If you follow nutrition news you have no doubt noticed that recommendations change over time. Foods you thought were good for you can suddenly show up on a “never eat” list and foods you had learned to avoid might be recommended as healthy. This makes it challenging to follow a healthy diet, for sure. It may also make you question the advice of nutrition experts, who seem to change their minds periodically.
This is the topic of my Health & Fitness column in the Aiken Standard this week.
There are several reasons for this. First, carefully designed long-term studies of food and health are difficult to conduct. This means that small differences can appear to be more important than they really are, and meaningful effects may not be statistically significant.
Additionally, it is unreasonable to carefully control what people eat over years or decades, so “proving” that a food is either beneficial or harmful to health is almost impossible. This leads to health claims that probably shouldn’t be made as well as missed opportunities to make useful recommendations.
There are also political reasons why nutrition advice can change over time. The long-held belief that eating fat causes obesity and heart disease was largely based on decisions made by politicians. Importantly, these decisions were not based on good research. This led to a recommendation to eat more carbohydrates instead, something the food industry embraced.
Low-fat foods that were high in sugar became known as health food, despite evidence to the contrary. Even as research linking sugar intake with poor health accumulated, Congress forbid U.S. dietary guidelines to include an “eat less” recommendation. Only now are we changing our thoughts and behaviors to consume less added sugar and be less fearful of fats in our diet.

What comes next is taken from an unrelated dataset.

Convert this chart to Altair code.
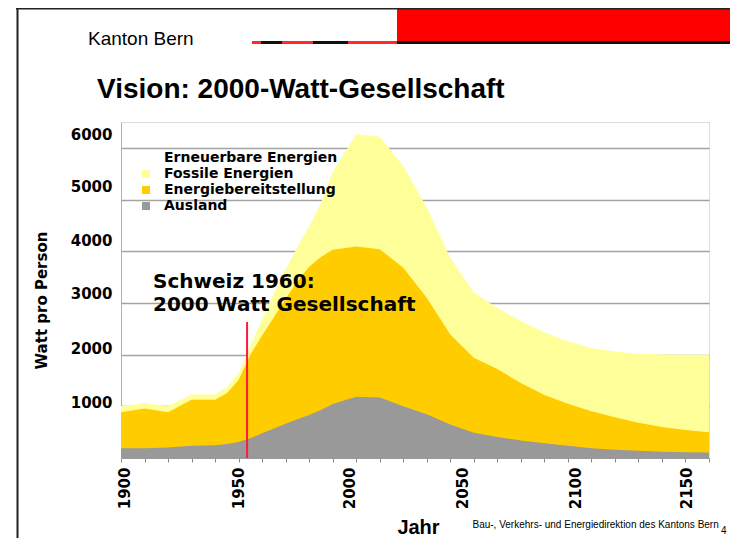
import altair as alt
import pandas as pd

# ---------------- data ----------------
years = [1900, 1910, 1920, 1930, 1940, 1945, 1950, 1955, 1960, 1965, 1970, 1975,
         1980, 1985, 1990, 2000, 2010, 2020, 2030, 2040, 2050, 2060, 2070, 2080,
         2090, 2100, 2110, 2120, 2130, 2140, 2150]
# upper edge of the light-yellow band (Fossile Energien)
fossil_top = [1000, 1065, 1000, 1230, 1230, 1370, 1640, 2170, 2680, 3180, 3650, 4080,
              4480, 4930, 5530, 6265, 6220, 5650, 4845, 3870, 3200, 2900, 2650, 2430,
              2260, 2130, 2060, 2015, 2000, 1998, 1997]
# upper edge of the gold band (Energiebereitstellung)
supply_top = [885, 960, 885, 1125, 1125, 1254, 1510, 1995, 2370, 2725, 3080, 3420,
              3700, 3890, 4030, 4090, 4040, 3680, 3100, 2390, 1940, 1720, 1450, 1220,
              1050, 905, 790, 680, 600, 540, 500]
# upper edge of the grey band (Ausland)
abroad_top = [190, 190, 205, 235, 248, 270, 310, 380, 480, 570, 665, 750,
              830, 930, 1045, 1185, 1170, 1000, 846, 650, 490, 405, 340, 285,
              235, 190, 160, 140, 120, 110, 105]

series_names = ["Erneuerbare Energien", "Fossile Energien", "Energiebereitstellung", "Ausland"]
series_colors = ["#FFFFFF", "#FFFF99", "#FFCC00", "#999999"]

grid_values = [1000, 2000, 3000, 4000, 5000, 6000]
tick_years = list(range(1900, 2151, 10))
# printed tick labels sit slightly off the grid in the original slide
y_label_positions = [1070, 2122, 3173, 4198, 5249, 6249]
x_label_positions = [1901.7, 1949.9, 1997.3, 2045.4, 2093.4, 2140.6]

marker_year = [1953.6]
marker_top = [2631]
marker_base = [0]

note_years = [1913.6, 1913.6]
note_values = [3411, 2960]
note_lines = ["Schweiz 1960:", "2000 Watt Gesellschaft"]

# ---------------- chart ----------------
W, H = 588, 336
xscale = alt.Scale(domain=[1900, 2150], nice=False, zero=False)
yscale = alt.Scale(domain=[0, 6500], nice=False)
cscale = alt.Scale(domain=series_names, range=series_colors)
legend = alt.Legend(orient="none", legendX=18, legendY=29, title=None,
                    symbolType="square", symbolSize=64, symbolStrokeWidth=0,
                    labelFont="DejaVu Sans", labelFontWeight="bold", labelFontSize=14,
                    labelColor="#000000", labelOffset=11, labelLimit=0,
                    rowPadding=2, padding=0)

grid_x_axis = alt.Axis(orient="bottom", values=tick_years, labels=False, ticks=True,
                       tickSize=4, tickColor="#888888", domain=True, domainColor="#9a9a9a",
                       grid=False, title=None)
grid_y_axis = alt.Axis(orient="left", values=grid_values, labels=False, ticks=False,
                       domain=True, domainColor="#b0b0b0", grid=True,
                       gridColor="#a3a3a3", gridWidth=1.5, title=None)


def band(values, name, first):
    d = pd.DataFrame({"Jahr": years, "Watt": values, "Serie": name})
    return alt.Chart(d).mark_area(interpolate="linear").encode(
        x=alt.X("Jahr:Q", scale=xscale, axis=grid_x_axis if first else None),
        y=alt.Y("Watt:Q", scale=yscale, stack=None, axis=grid_y_axis if first else None),
        color=alt.Color("Serie:N", scale=cscale, legend=legend),
    )


areas = [band(fossil_top, "Fossile Energien", True),
         band(supply_top, "Energiebereitstellung", False),
         band(abroad_top, "Ausland", False)]

label_x_axis = alt.Axis(orient="bottom", values=x_label_positions,
                        labelExpr="format(round(datum.value/50)*50, 'd')",
                        labelAngle=270, labelFont="DejaVu Sans", labelFontWeight="bold",
                        labelFontSize=15, labelColor="#000000", labelPadding=9,
                        labelFlush=False, labelOverlap=False, ticks=False, tickSize=0,
                        domain=False, grid=False,
                        title="Jahr", titleFont="Liberation Sans", titleFontWeight="bold",
                        titleFontSize=20, titleColor="#000000", titleX=297, titleY=75,
                        titleAlign="center", titleBaseline="alphabetic")
label_y_axis = alt.Axis(orient="left", values=y_label_positions,
                        labelExpr="format(round(datum.value/1000)*1000, 'd')",
                        labelFont="DejaVu Sans", labelFontWeight="bold", labelFontSize=15,
                        labelColor="#000000", labelPadding=9, labelFlush=False,
                        labelOverlap=False, ticks=False, tickSize=0, domain=False, grid=False,
                        title="Watt pro Person", titleFont="DejaVu Sans",
                        titleFontWeight="bold", titleFontSize=15, titleColor="#000000",
                        titleAngle=270, titleX=-80, titleY=178, titleAlign="center",
                        titleBaseline="middle")

marker = alt.Chart(pd.DataFrame({"Jahr": marker_year, "Watt": marker_top,
                                 "Basis": marker_base})).mark_rule(
    color="#ff1a3c", strokeWidth=2).encode(
    x=alt.X("Jahr:Q", scale=xscale, axis=label_x_axis),
    y=alt.Y("Watt:Q", scale=yscale, axis=label_y_axis),
    y2="Basis:Q",
)

note = alt.Chart(pd.DataFrame({"Jahr": note_years, "Watt": note_values,
                               "Text": note_lines})).mark_text(
    align="left", baseline="middle", font="DejaVu Sans", fontWeight="bold",
    fontSize=20, color="#000000").encode(
    x=alt.X("Jahr:Q", scale=xscale, axis=None),
    y=alt.Y("Watt:Q", scale=yscale, axis=None),
    text="Text:N",
)

# ---------------- slide decoration ----------------
deco = pd.DataFrame({"d": [0]})
RIGHT = 609   # right edge of the drawing, in plot coordinates


def hline(x1, x2, y, color, w):
    return alt.Chart(deco).mark_rule(color=color, strokeWidth=w).encode(
        x=alt.value(x1), x2=alt.value(x2), y=alt.value(y))


def label(text, x, y, size, weight="normal", font="Liberation Sans", align="left"):
    return alt.Chart(deco).mark_text(align=align, baseline="alphabetic", font=font,
                                     fontSize=size, fontWeight=weight,
                                     color="#000000").encode(
        x=alt.value(x), y=alt.value(y), text=alt.value(text))


decor = [
    alt.Chart(deco).mark_rect(color="#ff0000").encode(
        x=alt.value(276), x2=alt.value(RIGHT), y=alt.value(-113), y2=alt.value(-80)),
    hline(-105, RIGHT, -113.5, "#222222", 2),
    alt.Chart(deco).mark_rule(color="#222222", strokeWidth=2).encode(
        x=alt.value(-103.5), y=alt.value(-114.5), y2=alt.value(420)),
    hline(131, 140, -79.5, "#ff2a2a", 3),
    hline(140, 161, -79.5, "#111111", 3),
    hline(161, 192, -79.5, "#ff2a2a", 3),
    hline(192, 227, -79.5, "#111111", 3),
    hline(227, 276, -79.5, "#ff2a2a", 3),
    hline(276, RIGHT, -79.5, "#111111", 3),
    label("Kanton Bern", -33, -77, 19),
    label("Vision: 2000-Watt-Gesellschaft", -24, -24, 28, weight="bold"),
    label("Bau-, Verkehrs- und Energiedirektion des Kantons Bern", 351.5, 406, 10),
    label("4", 600, 412, 10),
]

chart = alt.layer(*decor, *areas, marker, note).resolve_axis(
    x="independent", y="independent"
).properties(
    width=W, height=H,
    padding={"left": 113, "top": 114, "right": 21, "bottom": 80},
    autosize=alt.AutoSizeParams(type="none"),
).configure_view(stroke=None).configure(background="#ffffff")

chart.save("out.html", embed_options={"renderer": "svg", "actions": False})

Here are two examples of nutrition advice that was well-meaning at the time but didn’t work out in the long run. In fact, these recommendations may actually have made us less healthy.
Low-Fat and Fat-Free Foods
The recommendation to eat less fat resulted in foods that normally would contain fat to be reformulated to have less, or no, fat. The fat was replaced by sugar and other additives leading to ingredient lists that read more like a chemistry experiment than food. We know now that these highly-processed foods were no healthier and are thought to be a major cause of the obesity epidemic.
Sugar Free foods
Now that we have embraced the idea that we should eat less added sugar, there are sugar-free alternatives to most foods and beverages. The problem is that foods containing sugar are meant to taste sweet, so something must be added to replace the sugar. More often than not, the sugar is replaced by artificial sweeteners that contain no calories but still add sweetness.
There are two problems with this. First, although these foods may be calorie-free, they are still associated with weight gain. Second, they may be sweeter than the food they replace and alter our expectation of what food should taste like. This is especially true for children, who learn to expect that all food should be sweet. Furthermore, the alternative sweeteners used to replace sugar may not be as safe as we initially thought.
The bottom line is that all nutrients—carbohydrates, fat, and protein—are healthy within relatively broad ranges. And getting these nutrients, fats and sugar included, from real food is always preferable to eating processed foods.
The key to good health is to balance what you eat with daily physical activity at work, at the gym, or at home. And remember that nutrition researchers and experts are doing their best to bring you reliable recommendations, even if it doesn’t come across that way in the news!